WRITTEN EXERCISE: Without the pictures, set down every line of the data exactly.

RECORDED DATA:

start

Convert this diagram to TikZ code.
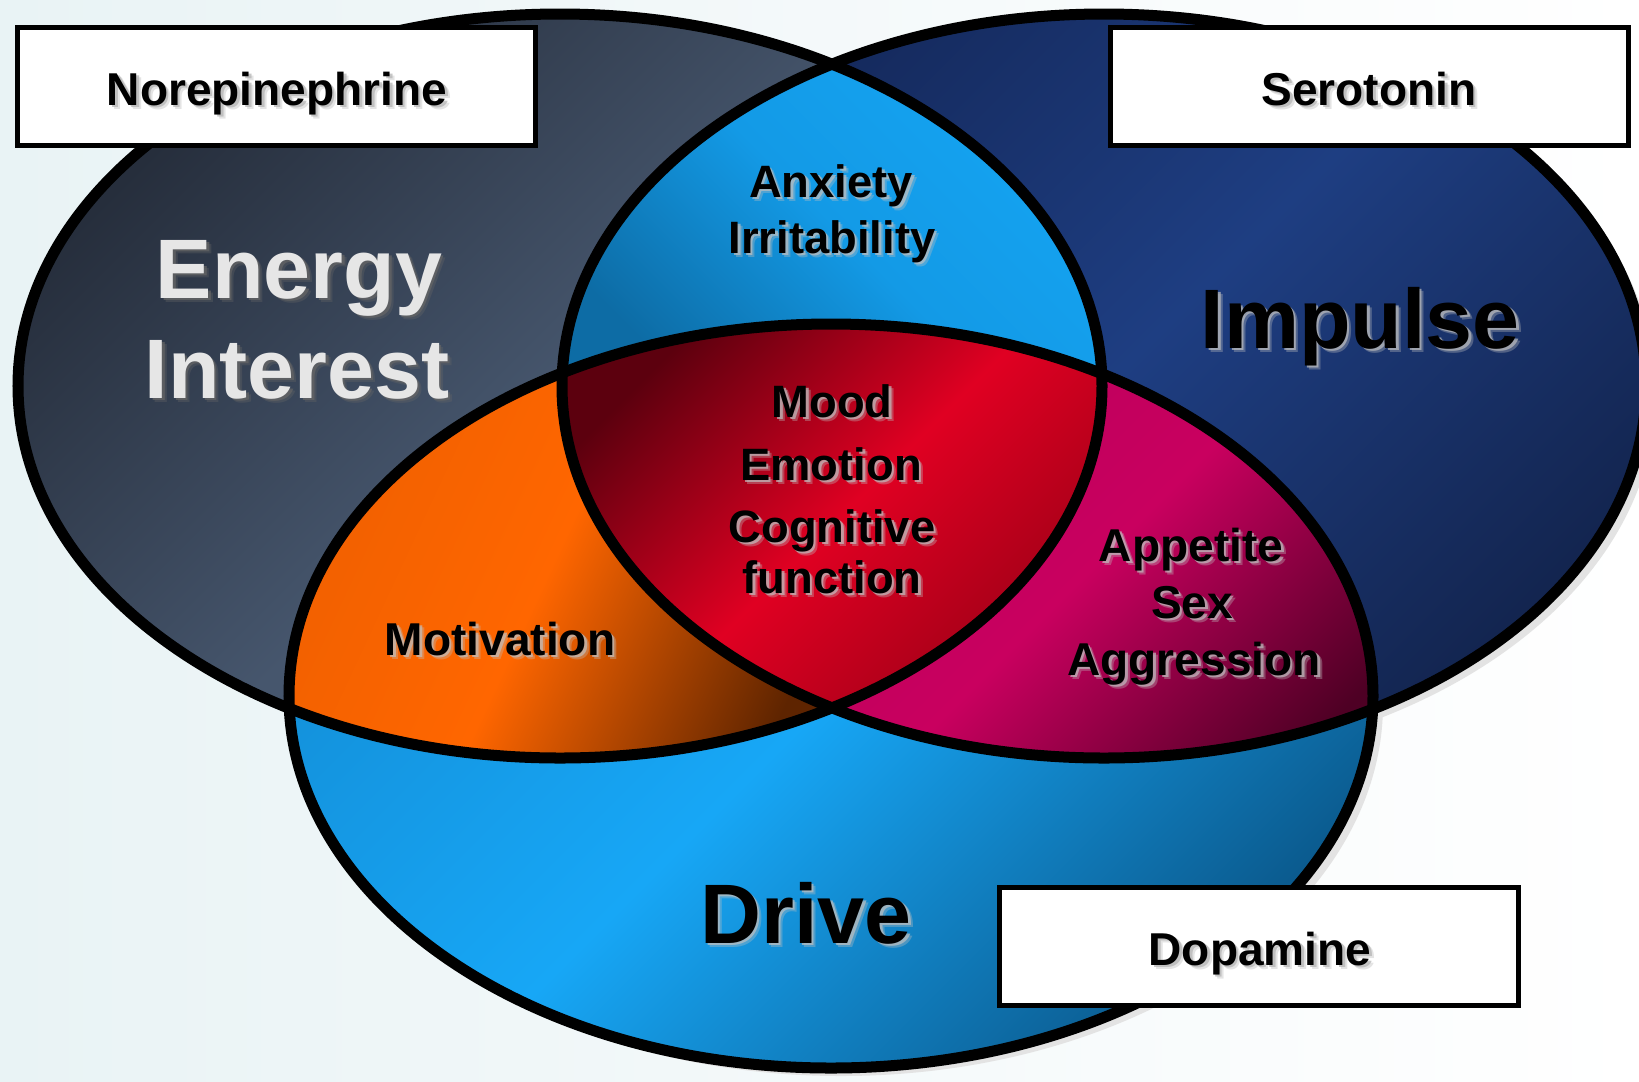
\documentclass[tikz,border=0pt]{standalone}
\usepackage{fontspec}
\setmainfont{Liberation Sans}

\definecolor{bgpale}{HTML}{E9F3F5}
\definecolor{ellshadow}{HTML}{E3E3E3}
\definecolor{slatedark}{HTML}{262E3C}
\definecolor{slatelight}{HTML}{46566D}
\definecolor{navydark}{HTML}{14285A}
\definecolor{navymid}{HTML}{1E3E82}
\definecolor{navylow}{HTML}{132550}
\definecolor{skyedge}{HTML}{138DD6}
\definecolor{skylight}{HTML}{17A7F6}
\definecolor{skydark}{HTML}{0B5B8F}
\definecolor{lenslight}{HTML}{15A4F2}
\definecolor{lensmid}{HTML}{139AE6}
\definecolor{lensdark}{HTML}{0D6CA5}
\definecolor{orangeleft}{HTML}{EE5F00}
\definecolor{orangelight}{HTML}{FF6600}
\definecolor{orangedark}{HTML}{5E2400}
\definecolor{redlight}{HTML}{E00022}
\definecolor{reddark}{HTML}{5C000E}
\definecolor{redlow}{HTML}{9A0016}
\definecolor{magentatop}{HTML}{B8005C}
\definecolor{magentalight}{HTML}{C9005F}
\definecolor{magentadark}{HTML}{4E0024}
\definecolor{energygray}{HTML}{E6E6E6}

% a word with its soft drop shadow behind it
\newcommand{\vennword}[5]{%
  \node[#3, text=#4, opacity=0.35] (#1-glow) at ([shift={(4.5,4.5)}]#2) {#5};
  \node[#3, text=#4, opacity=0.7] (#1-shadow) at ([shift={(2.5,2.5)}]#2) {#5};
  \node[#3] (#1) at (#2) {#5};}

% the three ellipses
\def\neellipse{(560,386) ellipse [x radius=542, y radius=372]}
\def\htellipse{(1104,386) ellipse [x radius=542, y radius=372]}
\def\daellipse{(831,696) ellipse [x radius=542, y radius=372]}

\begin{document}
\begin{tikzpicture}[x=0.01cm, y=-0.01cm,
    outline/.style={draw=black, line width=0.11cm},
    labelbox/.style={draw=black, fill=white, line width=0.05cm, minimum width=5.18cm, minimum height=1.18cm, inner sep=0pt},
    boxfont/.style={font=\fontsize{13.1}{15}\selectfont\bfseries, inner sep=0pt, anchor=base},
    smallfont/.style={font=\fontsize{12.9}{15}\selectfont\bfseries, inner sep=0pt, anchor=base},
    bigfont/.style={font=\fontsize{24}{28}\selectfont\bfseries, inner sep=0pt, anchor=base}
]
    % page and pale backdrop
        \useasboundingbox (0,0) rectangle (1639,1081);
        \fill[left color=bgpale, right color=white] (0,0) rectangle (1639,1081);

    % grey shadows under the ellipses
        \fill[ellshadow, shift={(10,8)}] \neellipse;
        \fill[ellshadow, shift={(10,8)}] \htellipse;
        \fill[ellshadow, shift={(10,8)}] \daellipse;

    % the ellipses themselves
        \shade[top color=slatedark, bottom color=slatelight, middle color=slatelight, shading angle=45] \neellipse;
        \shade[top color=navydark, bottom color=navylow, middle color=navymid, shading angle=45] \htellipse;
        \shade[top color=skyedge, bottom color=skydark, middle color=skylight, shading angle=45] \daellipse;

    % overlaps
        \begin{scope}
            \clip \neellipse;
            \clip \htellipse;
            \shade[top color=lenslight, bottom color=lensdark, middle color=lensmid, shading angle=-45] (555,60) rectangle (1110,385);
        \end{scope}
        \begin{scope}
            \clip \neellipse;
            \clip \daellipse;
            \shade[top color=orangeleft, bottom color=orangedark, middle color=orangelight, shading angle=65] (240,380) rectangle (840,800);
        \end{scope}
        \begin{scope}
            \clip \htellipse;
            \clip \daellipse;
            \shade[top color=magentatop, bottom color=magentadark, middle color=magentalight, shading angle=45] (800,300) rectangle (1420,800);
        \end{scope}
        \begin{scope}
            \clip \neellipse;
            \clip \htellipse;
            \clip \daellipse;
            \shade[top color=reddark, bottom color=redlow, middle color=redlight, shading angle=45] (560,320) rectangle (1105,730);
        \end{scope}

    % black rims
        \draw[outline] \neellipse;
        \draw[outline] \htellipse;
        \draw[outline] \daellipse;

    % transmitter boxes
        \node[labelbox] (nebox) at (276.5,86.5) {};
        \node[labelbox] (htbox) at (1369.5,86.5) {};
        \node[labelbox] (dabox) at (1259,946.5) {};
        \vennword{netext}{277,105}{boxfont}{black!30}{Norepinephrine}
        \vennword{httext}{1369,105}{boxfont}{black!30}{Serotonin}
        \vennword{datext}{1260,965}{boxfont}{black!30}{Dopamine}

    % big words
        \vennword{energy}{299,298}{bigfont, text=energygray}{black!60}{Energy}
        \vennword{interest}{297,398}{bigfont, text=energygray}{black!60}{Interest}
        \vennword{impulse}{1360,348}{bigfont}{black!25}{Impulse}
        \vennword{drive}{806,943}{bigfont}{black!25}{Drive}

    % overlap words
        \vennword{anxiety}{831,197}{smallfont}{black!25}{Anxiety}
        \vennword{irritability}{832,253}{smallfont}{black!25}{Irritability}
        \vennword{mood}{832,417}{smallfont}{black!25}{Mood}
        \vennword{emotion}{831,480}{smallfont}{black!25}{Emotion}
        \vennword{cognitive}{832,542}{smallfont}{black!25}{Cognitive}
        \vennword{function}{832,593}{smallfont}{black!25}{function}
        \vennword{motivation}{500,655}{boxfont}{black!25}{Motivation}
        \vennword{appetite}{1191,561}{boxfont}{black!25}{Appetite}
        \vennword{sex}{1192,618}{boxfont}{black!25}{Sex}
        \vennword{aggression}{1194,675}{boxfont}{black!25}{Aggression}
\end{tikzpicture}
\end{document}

end

FINISHED EXERCISE:
Convert this diagram to TikZ code.
\documentclass[tikz,border=0pt]{standalone}
\usepackage{fontspec}
\setmainfont{Liberation Sans}

\definecolor{bgpale}{HTML}{E9F3F5}
\definecolor{ellshadow}{HTML}{E3E3E3}
\definecolor{slatedark}{HTML}{262E3C}
\definecolor{slatelight}{HTML}{46566D}
\definecolor{navydark}{HTML}{14285A}
\definecolor{navymid}{HTML}{1E3E82}
\definecolor{navylow}{HTML}{132550}
\definecolor{skyedge}{HTML}{138DD6}
\definecolor{skylight}{HTML}{17A7F6}
\definecolor{skydark}{HTML}{0B5B8F}
\definecolor{lenslight}{HTML}{15A4F2}
\definecolor{lensmid}{HTML}{139AE6}
\definecolor{lensdark}{HTML}{0D6CA5}
\definecolor{orangeleft}{HTML}{EE5F00}
\definecolor{orangelight}{HTML}{FF6600}
\definecolor{orangedark}{HTML}{5E2400}
\definecolor{redlight}{HTML}{E00022}
\definecolor{reddark}{HTML}{5C000E}
\definecolor{redlow}{HTML}{9A0016}
\definecolor{magentatop}{HTML}{B8005C}
\definecolor{magentalight}{HTML}{C9005F}
\definecolor{magentadark}{HTML}{4E0024}
\definecolor{energygray}{HTML}{E6E6E6}

% a word with its soft drop shadow behind it
\newcommand{\vennword}[5]{%
  \node[#3, text=#4, opacity=0.35] (#1-glow) at ([shift={(4.5,4.5)}]#2) {#5};
  \node[#3, text=#4, opacity=0.7] (#1-shadow) at ([shift={(2.5,2.5)}]#2) {#5};
  \node[#3] (#1) at (#2) {#5};}

% the three ellipses
\def\neellipse{(560,386) ellipse [x radius=542, y radius=372]}
\def\htellipse{(1104,386) ellipse [x radius=542, y radius=372]}
\def\daellipse{(831,696) ellipse [x radius=542, y radius=372]}

\begin{document}
\begin{tikzpicture}[x=0.01cm, y=-0.01cm,
    outline/.style={draw=black, line width=0.11cm},
    labelbox/.style={draw=black, fill=white, line width=0.05cm, minimum width=5.18cm, minimum height=1.18cm, inner sep=0pt},
    boxfont/.style={font=\fontsize{13.1}{15}\selectfont\bfseries, inner sep=0pt, anchor=base},
    smallfont/.style={font=\fontsize{12.9}{15}\selectfont\bfseries, inner sep=0pt, anchor=base},
    bigfont/.style={font=\fontsize{24}{28}\selectfont\bfseries, inner sep=0pt, anchor=base}
]
    % page and pale backdrop
        \useasboundingbox (0,0) rectangle (1639,1081);
        \fill[left color=bgpale, right color=white] (0,0) rectangle (1639,1081);

    % grey shadows under the ellipses
        \fill[ellshadow, shift={(10,8)}] \neellipse;
        \fill[ellshadow, shift={(10,8)}] \htellipse;
        \fill[ellshadow, shift={(10,8)}] \daellipse;

    % the ellipses themselves
        \shade[top color=slatedark, bottom color=slatelight, middle color=slatelight, shading angle=45] \neellipse;
        \shade[top color=navydark, bottom color=navylow, middle color=navymid, shading angle=45] \htellipse;
        \shade[top color=skyedge, bottom color=skydark, middle color=skylight, shading angle=45] \daellipse;

    % overlaps
        \begin{scope}
            \clip \neellipse;
            \clip \htellipse;
            \shade[top color=lenslight, bottom color=lensdark, middle color=lensmid, shading angle=-45] (555,60) rectangle (1110,385);
        \end{scope}
        \begin{scope}
            \clip \neellipse;
            \clip \daellipse;
            \shade[top color=orangeleft, bottom color=orangedark, middle color=orangelight, shading angle=65] (240,380) rectangle (840,800);
        \end{scope}
        \begin{scope}
            \clip \htellipse;
            \clip \daellipse;
            \shade[top color=magentatop, bottom color=magentadark, middle color=magentalight, shading angle=45] (800,300) rectangle (1420,800);
        \end{scope}
        \begin{scope}
            \clip \neellipse;
            \clip \htellipse;
            \clip \daellipse;
            \shade[top color=reddark, bottom color=redlow, middle color=redlight, shading angle=45] (560,320) rectangle (1105,730);
        \end{scope}

    % black rims
        \draw[outline] \neellipse;
        \draw[outline] \htellipse;
        \draw[outline] \daellipse;

    % transmitter boxes
        \node[labelbox] (nebox) at (276.5,86.5) {};
        \node[labelbox] (htbox) at (1369.5,86.5) {};
        \node[labelbox] (dabox) at (1259,946.5) {};
        \vennword{netext}{277,105}{boxfont}{black!30}{Norepinephrine}
        \vennword{httext}{1369,105}{boxfont}{black!30}{Serotonin}
        \vennword{datext}{1260,965}{boxfont}{black!30}{Dopamine}

    % big words
        \vennword{energy}{299,298}{bigfont, text=energygray}{black!60}{Energy}
        \vennword{interest}{297,398}{bigfont, text=energygray}{black!60}{Interest}
        \vennword{impulse}{1360,348}{bigfont}{black!25}{Impulse}
        \vennword{drive}{806,943}{bigfont}{black!25}{Drive}

    % overlap words
        \vennword{anxiety}{831,197}{smallfont}{black!25}{Anxiety}
        \vennword{irritability}{832,253}{smallfont}{black!25}{Irritability}
        \vennword{mood}{832,417}{smallfont}{black!25}{Mood}
        \vennword{emotion}{831,480}{smallfont}{black!25}{Emotion}
        \vennword{cognitive}{832,542}{smallfont}{black!25}{Cognitive}
        \vennword{function}{832,593}{smallfont}{black!25}{function}
        \vennword{motivation}{500,655}{boxfont}{black!25}{Motivation}
        \vennword{appetite}{1191,561}{boxfont}{black!25}{Appetite}
        \vennword{sex}{1192,618}{boxfont}{black!25}{Sex}
        \vennword{aggression}{1194,675}{boxfont}{black!25}{Aggression}
\end{tikzpicture}
\end{document}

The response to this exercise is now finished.